Do this => Leave out the pictures, and retype only the lines from the beginning of the material through the line that contains "import plotly.graph_objects as go", including both.

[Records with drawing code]

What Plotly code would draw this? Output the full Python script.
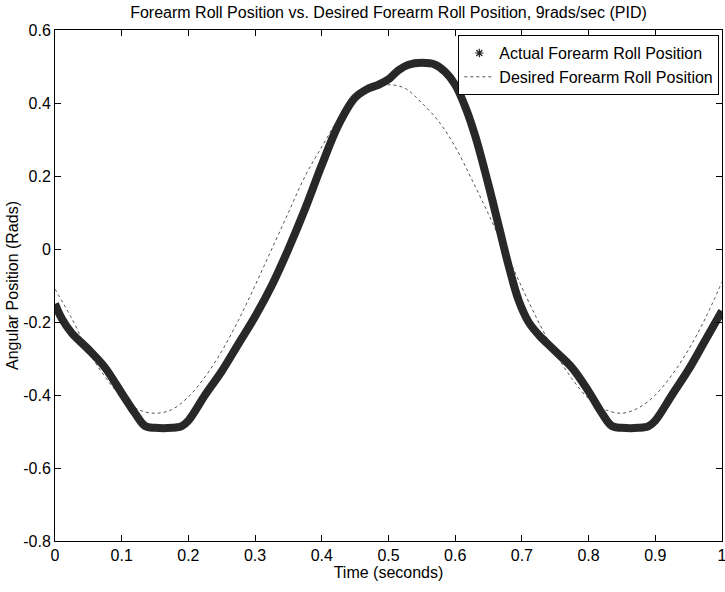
import plotly.graph_objects as go

# Desired forearm roll position (thin dotted line)
t_desired = [0.0, 0.025, 0.05, 0.075, 0.1, 0.125, 0.15, 0.175, 0.2, 0.225, 0.25, 0.275,
             0.3, 0.325, 0.35, 0.375, 0.4, 0.425, 0.45, 0.475, 0.5, 0.525, 0.55, 0.575,
             0.6, 0.625, 0.65, 0.675, 0.7, 0.725, 0.75, 0.775, 0.8, 0.825, 0.85, 0.875,
             0.9, 0.925, 0.95, 0.975, 1.0]
desired = [-0.11, -0.19, -0.28, -0.35, -0.405, -0.44, -0.45, -0.44, -0.405, -0.35, -0.28, -0.195,
           -0.10, 0.0, 0.10, 0.20, 0.28, 0.355, 0.405, 0.44, 0.45, 0.44, 0.40, 0.35,
           0.28, 0.19, 0.095, -0.005, -0.105, -0.20, -0.285, -0.355, -0.41, -0.44, -0.45, -0.435,
           -0.40, -0.345, -0.275, -0.19, -0.09]

# Actual forearm roll position (thick asterisk trace)
t_actual = [0.0, 0.01, 0.025, 0.05, 0.075, 0.1, 0.12, 0.135, 0.15, 0.175, 0.19, 0.2,
            0.225, 0.25, 0.275, 0.3, 0.325, 0.35, 0.375, 0.4, 0.425, 0.45, 0.47, 0.485,
            0.5, 0.515, 0.53, 0.55, 0.57, 0.585, 0.6, 0.615, 0.63, 0.65, 0.665, 0.68,
            0.695, 0.71, 0.725, 0.75, 0.775, 0.8, 0.82, 0.835, 0.85, 0.875, 0.89, 0.9,
            0.925, 0.95, 0.975, 1.0]
actual = [-0.15, -0.19, -0.23, -0.275, -0.325, -0.395, -0.45, -0.485, -0.49, -0.49, -0.485, -0.47,
          -0.40, -0.335, -0.26, -0.185, -0.10, 0.0, 0.11, 0.23, 0.34, 0.415, 0.44, 0.45,
          0.465, 0.49, 0.505, 0.51, 0.505, 0.485, 0.45, 0.39, 0.31, 0.175, 0.065, -0.045,
          -0.14, -0.20, -0.235, -0.28, -0.325, -0.39, -0.45, -0.485, -0.49, -0.49, -0.485, -0.47,
          -0.40, -0.33, -0.25, -0.17]

x_tickvals = [0, 0.1, 0.2, 0.3, 0.4, 0.5, 0.6, 0.7, 0.8, 0.9, 1.0]
x_ticktext = ["0", "0.1", "0.2", "0.3", "0.4", "0.5", "0.6", "0.7", "0.8", "0.9", "1"]
y_tickvals = [-0.8, -0.6, -0.4, -0.2, 0, 0.2, 0.4, 0.6]
y_ticktext = ["-0.8", "-0.6", "-0.4", "-0.2", "0", "0.2", "0.4", "0.6"]

FONT = "Liberation Sans, Arial, sans-serif"
FS = 16

fig = go.Figure()

fig.add_trace(go.Scatter(
    x=t_desired, y=desired, mode="lines",
    line=dict(color="#555555", width=1, dash="dot", shape="spline"),
    name="Desired Forearm Roll Position", showlegend=False,
))
fig.add_trace(go.Scatter(
    x=t_actual, y=actual, mode="lines",
    line=dict(color="#282828", width=8, shape="spline"),
    name="Actual Forearm Roll Position", showlegend=False,
))
# legend entries
fig.add_trace(go.Scatter(
    x=[None], y=[None], mode="markers",
    marker=dict(symbol="asterisk-open", size=7, color="#222222", line=dict(width=1.2, color="#222222")),
    name="Actual Forearm Roll Position",
))
fig.add_trace(go.Scatter(
    x=[None], y=[None], mode="lines",
    line=dict(color="#555555", width=1, dash="dot"),
    name="Desired Forearm Roll Position",
))

axis_common = dict(
    showline=True, linecolor="black", linewidth=1, mirror="ticks",
    ticks="inside", ticklen=6, tickcolor="black", showgrid=False, zeroline=False,
    tickfont=dict(family=FONT, size=FS, color="black"), automargin=False,
    ticklabeloverflow="allow",
)

fig.update_layout(
    width=725, height=592,
    margin=dict(l=55, r=3, t=30, b=51),
    paper_bgcolor="white", plot_bgcolor="white",
    font=dict(family=FONT, size=FS, color="black"),
    title=dict(text="Forearm Roll Position vs. Desired Forearm Roll Position, 9rads/sec (PID)",
               xref="paper", x=0.5, xanchor="center", y=0.979, yanchor="middle",
               font=dict(family=FONT, size=FS, color="black")),
    xaxis=dict(range=[0, 1], tickvals=x_tickvals, ticktext=x_ticktext,
               title=dict(text="Time (seconds)", standoff=3, font=dict(family=FONT, size=FS)),
               **axis_common),
    yaxis=dict(range=[-0.8, 0.6], tickvals=y_tickvals, ticktext=y_ticktext,
               title=dict(text="Angular Position (Rads)", standoff=0, font=dict(family=FONT, size=FS)),
               **axis_common),
    legend=dict(x=0.996, xanchor="right", y=0.99, yanchor="top",
                bordercolor="black", borderwidth=1, bgcolor="white",
                font=dict(family=FONT, size=FS, color="black"),
                tracegroupgap=0, itemwidth=30),
)

fig.write_html("out.html", config={"displayModeBar": False},
               post_script="document.body.style.margin='0px';")
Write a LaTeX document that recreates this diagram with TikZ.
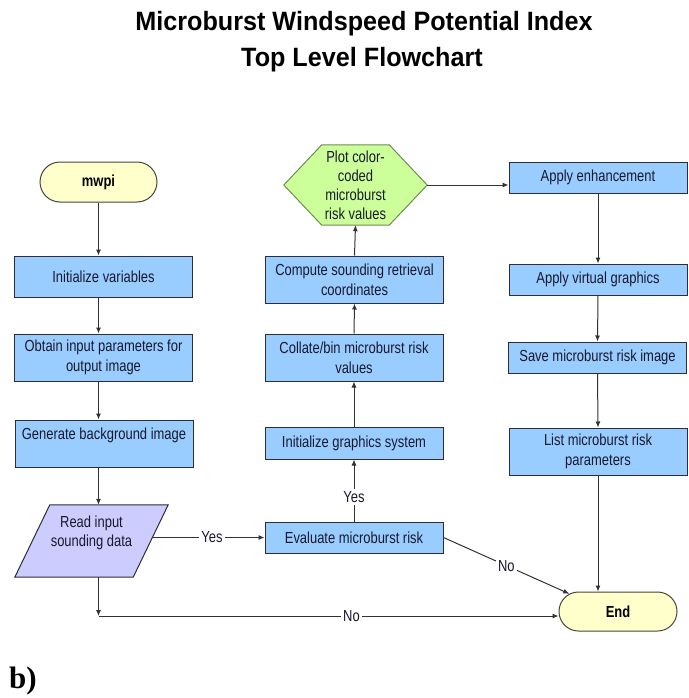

Response to this exercise =>
What Plotly code would draw this? Output the full Python script.
import plotly.graph_objects as go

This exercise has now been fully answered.